__TASK PROMPT__
Pull each line containing "with" out of the data and copy it.

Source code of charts
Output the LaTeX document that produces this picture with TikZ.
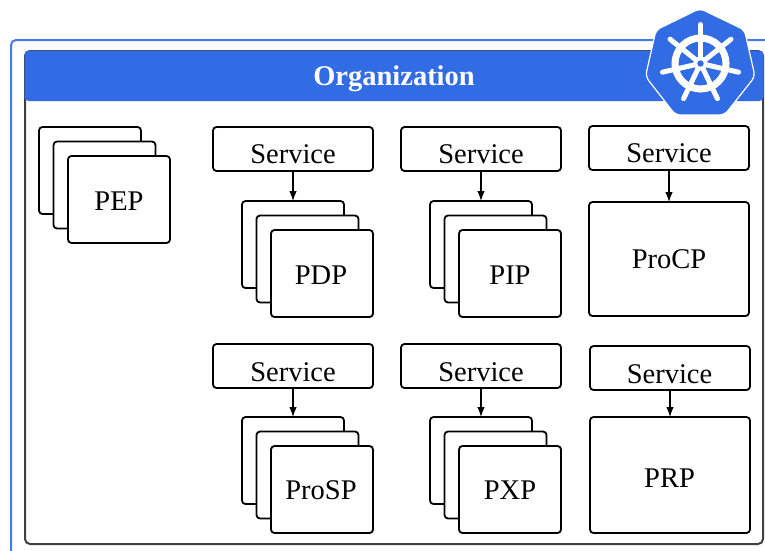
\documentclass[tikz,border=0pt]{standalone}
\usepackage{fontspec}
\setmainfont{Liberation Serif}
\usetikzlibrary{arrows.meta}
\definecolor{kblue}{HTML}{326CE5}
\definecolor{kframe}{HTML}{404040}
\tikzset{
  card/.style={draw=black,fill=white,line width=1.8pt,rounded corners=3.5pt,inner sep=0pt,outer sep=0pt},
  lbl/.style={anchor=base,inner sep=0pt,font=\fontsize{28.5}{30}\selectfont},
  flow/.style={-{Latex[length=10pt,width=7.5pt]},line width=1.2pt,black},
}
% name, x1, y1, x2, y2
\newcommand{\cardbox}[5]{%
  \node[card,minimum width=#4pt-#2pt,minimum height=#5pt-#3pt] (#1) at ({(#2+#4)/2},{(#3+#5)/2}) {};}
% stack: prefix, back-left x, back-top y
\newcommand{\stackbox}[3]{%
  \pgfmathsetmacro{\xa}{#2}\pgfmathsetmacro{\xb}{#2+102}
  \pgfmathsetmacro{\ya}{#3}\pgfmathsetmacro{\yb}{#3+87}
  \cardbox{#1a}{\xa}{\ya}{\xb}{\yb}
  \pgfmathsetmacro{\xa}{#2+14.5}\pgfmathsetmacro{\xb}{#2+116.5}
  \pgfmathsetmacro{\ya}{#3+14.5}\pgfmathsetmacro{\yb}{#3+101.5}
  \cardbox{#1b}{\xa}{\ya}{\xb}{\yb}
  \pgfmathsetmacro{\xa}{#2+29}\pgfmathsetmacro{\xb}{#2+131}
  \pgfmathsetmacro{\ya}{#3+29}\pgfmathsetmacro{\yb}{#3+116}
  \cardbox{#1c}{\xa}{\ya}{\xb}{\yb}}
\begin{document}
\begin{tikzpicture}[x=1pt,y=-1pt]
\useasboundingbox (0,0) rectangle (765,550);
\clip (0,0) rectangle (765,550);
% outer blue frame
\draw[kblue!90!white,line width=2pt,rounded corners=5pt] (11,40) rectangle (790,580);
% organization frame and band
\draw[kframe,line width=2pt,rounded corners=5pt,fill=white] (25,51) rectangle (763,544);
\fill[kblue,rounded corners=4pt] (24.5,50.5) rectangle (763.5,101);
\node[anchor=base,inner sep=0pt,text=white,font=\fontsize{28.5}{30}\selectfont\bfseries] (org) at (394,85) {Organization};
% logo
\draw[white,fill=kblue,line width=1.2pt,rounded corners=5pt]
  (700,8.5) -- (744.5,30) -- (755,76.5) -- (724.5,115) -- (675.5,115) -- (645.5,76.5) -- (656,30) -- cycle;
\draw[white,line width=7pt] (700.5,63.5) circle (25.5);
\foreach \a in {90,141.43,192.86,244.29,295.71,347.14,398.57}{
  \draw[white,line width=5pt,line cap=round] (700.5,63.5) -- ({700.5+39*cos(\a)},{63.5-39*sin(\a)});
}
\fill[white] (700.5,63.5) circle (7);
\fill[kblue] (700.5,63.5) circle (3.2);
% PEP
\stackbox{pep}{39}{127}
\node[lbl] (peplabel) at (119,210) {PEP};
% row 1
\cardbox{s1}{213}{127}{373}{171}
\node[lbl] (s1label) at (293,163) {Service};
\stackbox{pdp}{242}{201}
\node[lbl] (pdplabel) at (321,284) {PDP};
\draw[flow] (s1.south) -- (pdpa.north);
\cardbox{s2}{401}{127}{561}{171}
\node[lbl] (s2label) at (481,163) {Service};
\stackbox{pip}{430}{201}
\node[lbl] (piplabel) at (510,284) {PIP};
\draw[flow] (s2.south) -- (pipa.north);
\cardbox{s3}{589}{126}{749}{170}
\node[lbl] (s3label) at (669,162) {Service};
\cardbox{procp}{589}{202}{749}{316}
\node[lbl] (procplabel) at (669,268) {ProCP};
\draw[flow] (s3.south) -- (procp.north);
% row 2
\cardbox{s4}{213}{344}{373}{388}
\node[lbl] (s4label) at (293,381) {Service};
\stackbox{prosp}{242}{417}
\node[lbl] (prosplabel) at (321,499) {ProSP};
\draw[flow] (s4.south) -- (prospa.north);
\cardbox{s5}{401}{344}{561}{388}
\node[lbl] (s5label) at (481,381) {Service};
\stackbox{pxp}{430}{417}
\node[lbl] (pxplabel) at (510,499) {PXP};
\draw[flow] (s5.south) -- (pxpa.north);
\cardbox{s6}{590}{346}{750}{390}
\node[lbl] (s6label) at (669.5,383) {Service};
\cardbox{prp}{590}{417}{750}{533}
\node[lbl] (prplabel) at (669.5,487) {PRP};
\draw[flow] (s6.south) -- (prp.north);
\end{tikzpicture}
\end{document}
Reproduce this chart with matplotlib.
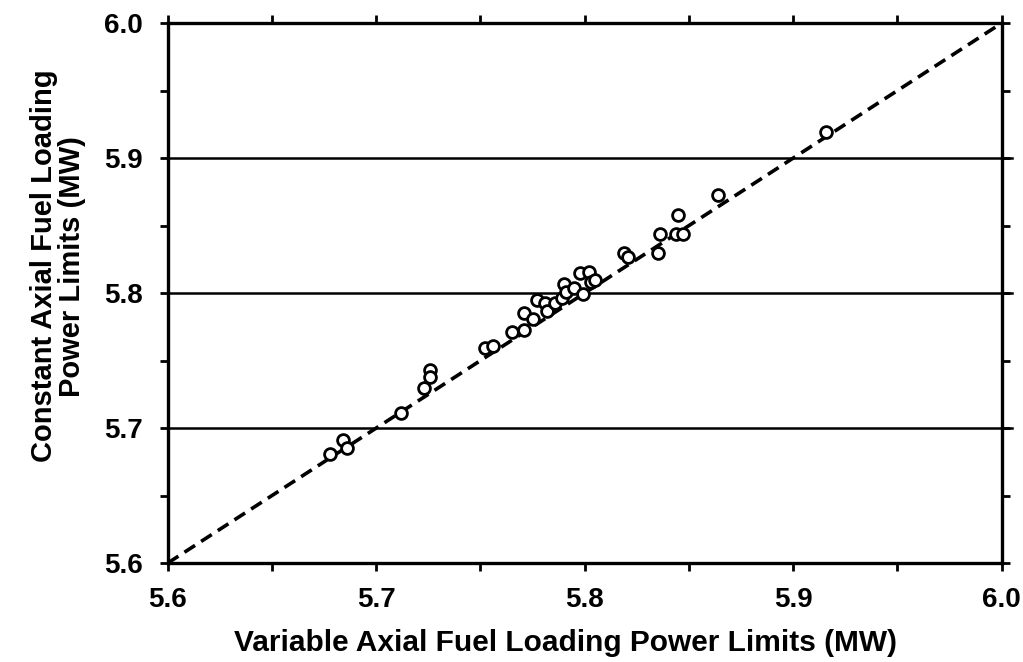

__COMPLETE OUTPUT__
Output the LaTeX document that produces this picture with TikZ.
Reproduce this chart with matplotlib.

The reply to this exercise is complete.